» Source data
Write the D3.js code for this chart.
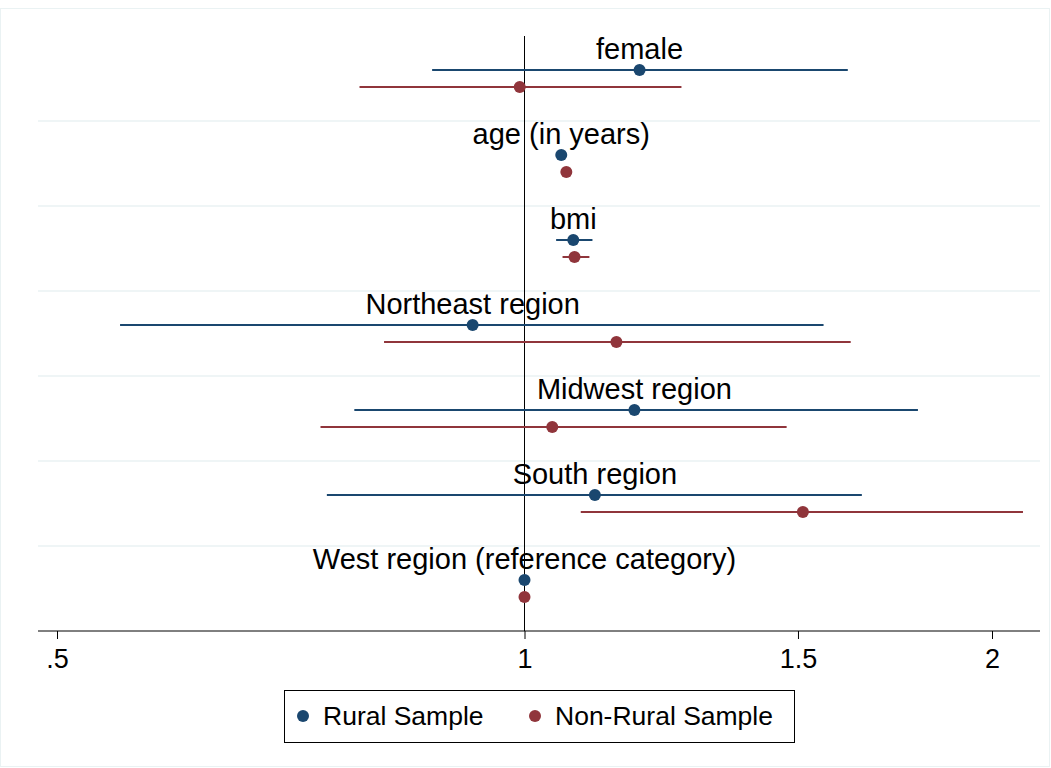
<!DOCTYPE html><html><head><meta charset="utf-8">
<script src="https://cdn.jsdelivr.net/npm/d3@7"></script>
<style>body{margin:0;background:#fff}text{font-family:"Liberation Sans",Arial,sans-serif}</style></head><body>
<svg id="c" width="1051" height="768"></svg>
<script>
const labels=["female","age (in years)","bmi","Northeast region","Midwest region","South region","West region (reference category)"];
const rural=[1.186,1.056,1.075,0.926,1.177,1.110,1];
const ruralLo=[0.872,1.05,1.048,0.549,0.777,0.746,1];
const ruralHi=[1.615,1.062,1.106,1.558,1.792,1.649,1];
const nonrural=[0.993,1.064,1.077,1.146,1.042,1.511,1];
const nonruralLo=[0.783,1.058,1.058,0.812,0.739,1.087,1];
const nonruralHi=[1.262,1.07,1.101,1.622,1.475,2.094,1];
const ticks=[0.5,1,1.5,2], tickLabels=[".5","1","1.5","2"];
const blue="#1a476f", red="#90353b";
const svg=d3.select("#c");
svg.append("rect").attr("x",0.5).attr("y",8.5).attr("width",1049).attr("height",758).attr("fill","none").attr("stroke","#eaf2f3");
const x=d3.scaleLog().domain([0.5,2]).range([57,992]);
const y=d3.scaleBand().domain(d3.range(7)).range([36,631]);
for(let i=1;i<7;i++) svg.append("line").attr("x1",38).attr("x2",1040).attr("y1",y(i)).attr("y2",y(i)).attr("stroke","#eaf2f3").attr("stroke-width",1.5);
svg.append("line").attr("x1",x(1)).attr("x2",x(1)).attr("y1",36).attr("y2",631).attr("stroke","#000");
const ax=svg.append("g").attr("transform","translate(0,631)").call(d3.axisBottom(x).tickValues(ticks).tickFormat((d,i)=>tickLabels[i]).tickSize(8).tickSizeOuter(0));
ax.select(".domain").attr("d","M38,0H1040");
ax.selectAll("text").attr("font-size",27).attr("font-family","Liberation Sans, Arial").attr("dy","0.95em");
const bw=y.bandwidth();
function series(v,lo,hi,col,off){
  const g=svg.append("g");
  g.selectAll("line").data(v).join("line").attr("x1",(d,i)=>x(lo[i])).attr("x2",(d,i)=>x(hi[i]))
   .attr("y1",(d,i)=>y(i)+off).attr("y2",(d,i)=>y(i)+off).attr("stroke",col).attr("stroke-width",2);
  g.selectAll("circle").data(v).join("circle").attr("cx",d=>x(d)).attr("cy",(d,i)=>y(i)+off).attr("r",6).attr("fill",col);
}
series(rural,ruralLo,ruralHi,blue,bw*0.4);
series(nonrural,nonruralLo,nonruralHi,red,bw*0.6);
svg.selectAll(".lab").data(labels).join("text").attr("x",(d,i)=>x(rural[i])).attr("y",(d,i)=>y(i)+bw*0.4-11)
 .attr("text-anchor","middle").attr("font-size",29).text(d=>d);
const lg=svg.append("g");
lg.append("rect").attr("x",284.5).attr("y",690.5).attr("width",510).attr("height",52).attr("fill","#fff").attr("stroke","#000");
[[blue,"Rural Sample",303],[red,"Non-Rural Sample",535]].forEach(([c,t,px])=>{
 lg.append("circle").attr("cx",px).attr("cy",716).attr("r",6).attr("fill",c);
 lg.append("text").attr("x",px+20).attr("y",725).attr("font-size",26.5).text(t);
});
</script></body></html>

» Exercise brief
Each line of the data should be quoted exactly, with pictures left out.

» Finished exercise
Write the D3.js code for this chart.
<!DOCTYPE html><html><head><meta charset="utf-8">
<script src="https://cdn.jsdelivr.net/npm/d3@7"></script>
<style>body{margin:0;background:#fff}text{font-family:"Liberation Sans",Arial,sans-serif}</style></head><body>
<svg id="c" width="1051" height="768"></svg>
<script>
const labels=["female","age (in years)","bmi","Northeast region","Midwest region","South region","West region (reference category)"];
const rural=[1.186,1.056,1.075,0.926,1.177,1.110,1];
const ruralLo=[0.872,1.05,1.048,0.549,0.777,0.746,1];
const ruralHi=[1.615,1.062,1.106,1.558,1.792,1.649,1];
const nonrural=[0.993,1.064,1.077,1.146,1.042,1.511,1];
const nonruralLo=[0.783,1.058,1.058,0.812,0.739,1.087,1];
const nonruralHi=[1.262,1.07,1.101,1.622,1.475,2.094,1];
const ticks=[0.5,1,1.5,2], tickLabels=[".5","1","1.5","2"];
const blue="#1a476f", red="#90353b";
const svg=d3.select("#c");
svg.append("rect").attr("x",0.5).attr("y",8.5).attr("width",1049).attr("height",758).attr("fill","none").attr("stroke","#eaf2f3");
const x=d3.scaleLog().domain([0.5,2]).range([57,992]);
const y=d3.scaleBand().domain(d3.range(7)).range([36,631]);
for(let i=1;i<7;i++) svg.append("line").attr("x1",38).attr("x2",1040).attr("y1",y(i)).attr("y2",y(i)).attr("stroke","#eaf2f3").attr("stroke-width",1.5);
svg.append("line").attr("x1",x(1)).attr("x2",x(1)).attr("y1",36).attr("y2",631).attr("stroke","#000");
const ax=svg.append("g").attr("transform","translate(0,631)").call(d3.axisBottom(x).tickValues(ticks).tickFormat((d,i)=>tickLabels[i]).tickSize(8).tickSizeOuter(0));
ax.select(".domain").attr("d","M38,0H1040");
ax.selectAll("text").attr("font-size",27).attr("font-family","Liberation Sans, Arial").attr("dy","0.95em");
const bw=y.bandwidth();
function series(v,lo,hi,col,off){
  const g=svg.append("g");
  g.selectAll("line").data(v).join("line").attr("x1",(d,i)=>x(lo[i])).attr("x2",(d,i)=>x(hi[i]))
   .attr("y1",(d,i)=>y(i)+off).attr("y2",(d,i)=>y(i)+off).attr("stroke",col).attr("stroke-width",2);
  g.selectAll("circle").data(v).join("circle").attr("cx",d=>x(d)).attr("cy",(d,i)=>y(i)+off).attr("r",6).attr("fill",col);
}
series(rural,ruralLo,ruralHi,blue,bw*0.4);
series(nonrural,nonruralLo,nonruralHi,red,bw*0.6);
svg.selectAll(".lab").data(labels).join("text").attr("x",(d,i)=>x(rural[i])).attr("y",(d,i)=>y(i)+bw*0.4-11)
 .attr("text-anchor","middle").attr("font-size",29).text(d=>d);
const lg=svg.append("g");
lg.append("rect").attr("x",284.5).attr("y",690.5).attr("width",510).attr("height",52).attr("fill","#fff").attr("stroke","#000");
[[blue,"Rural Sample",303],[red,"Non-Rural Sample",535]].forEach(([c,t,px])=>{
 lg.append("circle").attr("cx",px).attr("cy",716).attr("r",6).attr("fill",c);
 lg.append("text").attr("x",px+20).attr("y",725).attr("font-size",26.5).text(t);
});
</script></body></html>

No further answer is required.